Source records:
[START]

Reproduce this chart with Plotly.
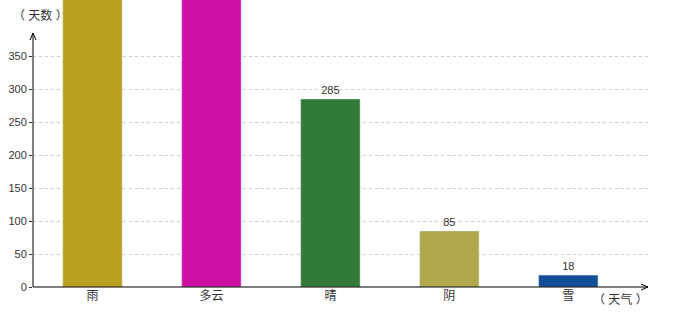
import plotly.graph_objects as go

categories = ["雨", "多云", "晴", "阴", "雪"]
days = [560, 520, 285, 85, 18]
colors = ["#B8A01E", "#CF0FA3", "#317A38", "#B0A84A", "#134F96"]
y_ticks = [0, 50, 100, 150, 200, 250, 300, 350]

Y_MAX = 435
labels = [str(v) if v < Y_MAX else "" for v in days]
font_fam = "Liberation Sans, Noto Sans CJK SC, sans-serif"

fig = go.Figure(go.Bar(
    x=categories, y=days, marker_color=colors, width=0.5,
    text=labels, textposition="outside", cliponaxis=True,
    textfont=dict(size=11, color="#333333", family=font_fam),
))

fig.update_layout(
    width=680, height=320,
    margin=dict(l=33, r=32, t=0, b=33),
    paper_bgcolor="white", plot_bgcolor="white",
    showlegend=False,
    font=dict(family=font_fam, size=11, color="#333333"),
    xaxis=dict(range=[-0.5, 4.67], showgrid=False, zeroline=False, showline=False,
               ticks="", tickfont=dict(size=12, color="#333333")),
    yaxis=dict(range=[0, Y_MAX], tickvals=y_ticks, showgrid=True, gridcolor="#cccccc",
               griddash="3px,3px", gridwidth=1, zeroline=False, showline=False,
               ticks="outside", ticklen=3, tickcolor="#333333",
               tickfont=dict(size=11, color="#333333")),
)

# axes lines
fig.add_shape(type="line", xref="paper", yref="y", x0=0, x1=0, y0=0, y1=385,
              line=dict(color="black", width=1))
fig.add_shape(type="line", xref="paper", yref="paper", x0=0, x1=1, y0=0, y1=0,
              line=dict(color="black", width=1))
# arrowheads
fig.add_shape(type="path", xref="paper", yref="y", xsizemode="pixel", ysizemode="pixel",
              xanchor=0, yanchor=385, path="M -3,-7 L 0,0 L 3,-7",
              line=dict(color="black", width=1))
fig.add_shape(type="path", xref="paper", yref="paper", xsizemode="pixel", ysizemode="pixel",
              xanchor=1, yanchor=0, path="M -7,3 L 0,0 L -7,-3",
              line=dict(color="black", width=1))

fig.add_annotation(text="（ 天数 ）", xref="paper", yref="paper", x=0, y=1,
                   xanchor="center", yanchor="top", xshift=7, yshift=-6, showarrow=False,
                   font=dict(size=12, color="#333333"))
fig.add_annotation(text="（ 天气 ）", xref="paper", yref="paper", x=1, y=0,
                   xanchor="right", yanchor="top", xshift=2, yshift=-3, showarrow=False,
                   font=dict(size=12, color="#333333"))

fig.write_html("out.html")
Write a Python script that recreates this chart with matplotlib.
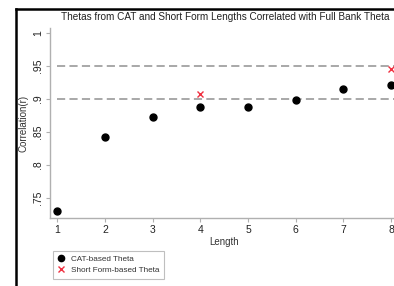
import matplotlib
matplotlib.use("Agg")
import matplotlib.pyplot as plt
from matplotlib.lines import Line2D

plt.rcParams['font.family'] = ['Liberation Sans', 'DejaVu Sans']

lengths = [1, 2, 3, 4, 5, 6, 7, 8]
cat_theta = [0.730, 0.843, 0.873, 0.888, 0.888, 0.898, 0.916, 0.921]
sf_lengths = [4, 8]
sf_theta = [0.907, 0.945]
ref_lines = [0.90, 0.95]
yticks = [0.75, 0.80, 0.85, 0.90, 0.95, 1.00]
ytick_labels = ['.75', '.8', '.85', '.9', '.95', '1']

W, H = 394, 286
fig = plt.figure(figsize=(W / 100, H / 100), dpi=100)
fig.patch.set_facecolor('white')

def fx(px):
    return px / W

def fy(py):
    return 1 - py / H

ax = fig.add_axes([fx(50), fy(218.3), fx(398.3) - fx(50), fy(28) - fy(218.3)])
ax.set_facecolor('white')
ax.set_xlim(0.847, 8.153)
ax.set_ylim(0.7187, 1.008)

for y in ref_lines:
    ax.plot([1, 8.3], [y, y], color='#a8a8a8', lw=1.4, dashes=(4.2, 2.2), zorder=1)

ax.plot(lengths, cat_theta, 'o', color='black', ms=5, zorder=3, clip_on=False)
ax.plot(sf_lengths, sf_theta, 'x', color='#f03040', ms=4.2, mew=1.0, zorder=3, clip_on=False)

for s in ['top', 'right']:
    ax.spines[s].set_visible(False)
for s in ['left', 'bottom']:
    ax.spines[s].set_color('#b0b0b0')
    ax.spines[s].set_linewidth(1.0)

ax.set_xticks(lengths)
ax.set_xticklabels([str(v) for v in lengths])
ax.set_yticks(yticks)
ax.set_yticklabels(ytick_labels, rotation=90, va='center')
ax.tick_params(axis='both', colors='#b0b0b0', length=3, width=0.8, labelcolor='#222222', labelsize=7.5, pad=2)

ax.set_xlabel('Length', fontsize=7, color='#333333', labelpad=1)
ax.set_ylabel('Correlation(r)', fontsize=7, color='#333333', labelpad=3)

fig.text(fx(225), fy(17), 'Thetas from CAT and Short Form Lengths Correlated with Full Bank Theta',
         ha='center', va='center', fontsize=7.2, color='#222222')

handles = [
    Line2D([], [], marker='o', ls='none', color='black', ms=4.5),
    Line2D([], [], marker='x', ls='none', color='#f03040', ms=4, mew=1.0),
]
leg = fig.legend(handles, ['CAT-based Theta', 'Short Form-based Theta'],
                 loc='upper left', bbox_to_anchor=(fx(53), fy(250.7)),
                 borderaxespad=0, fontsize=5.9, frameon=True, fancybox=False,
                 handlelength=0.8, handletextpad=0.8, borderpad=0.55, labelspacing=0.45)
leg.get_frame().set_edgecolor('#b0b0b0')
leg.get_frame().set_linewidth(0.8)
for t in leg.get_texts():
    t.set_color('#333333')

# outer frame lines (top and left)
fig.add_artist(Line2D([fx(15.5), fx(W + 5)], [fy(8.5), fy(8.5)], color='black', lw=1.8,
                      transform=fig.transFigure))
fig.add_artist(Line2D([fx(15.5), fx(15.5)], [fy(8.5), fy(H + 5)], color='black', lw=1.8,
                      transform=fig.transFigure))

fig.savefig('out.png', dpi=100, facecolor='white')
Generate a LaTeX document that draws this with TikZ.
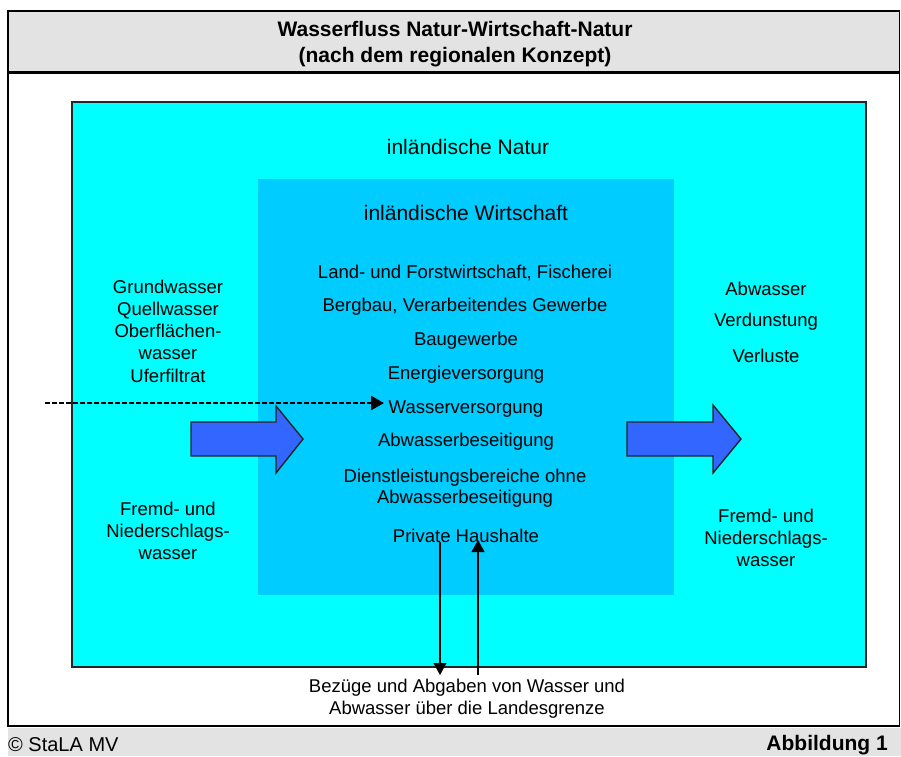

[END]

Your instructions: Output nothing but the number of lines in the data containing the string "that".

Answer below: 2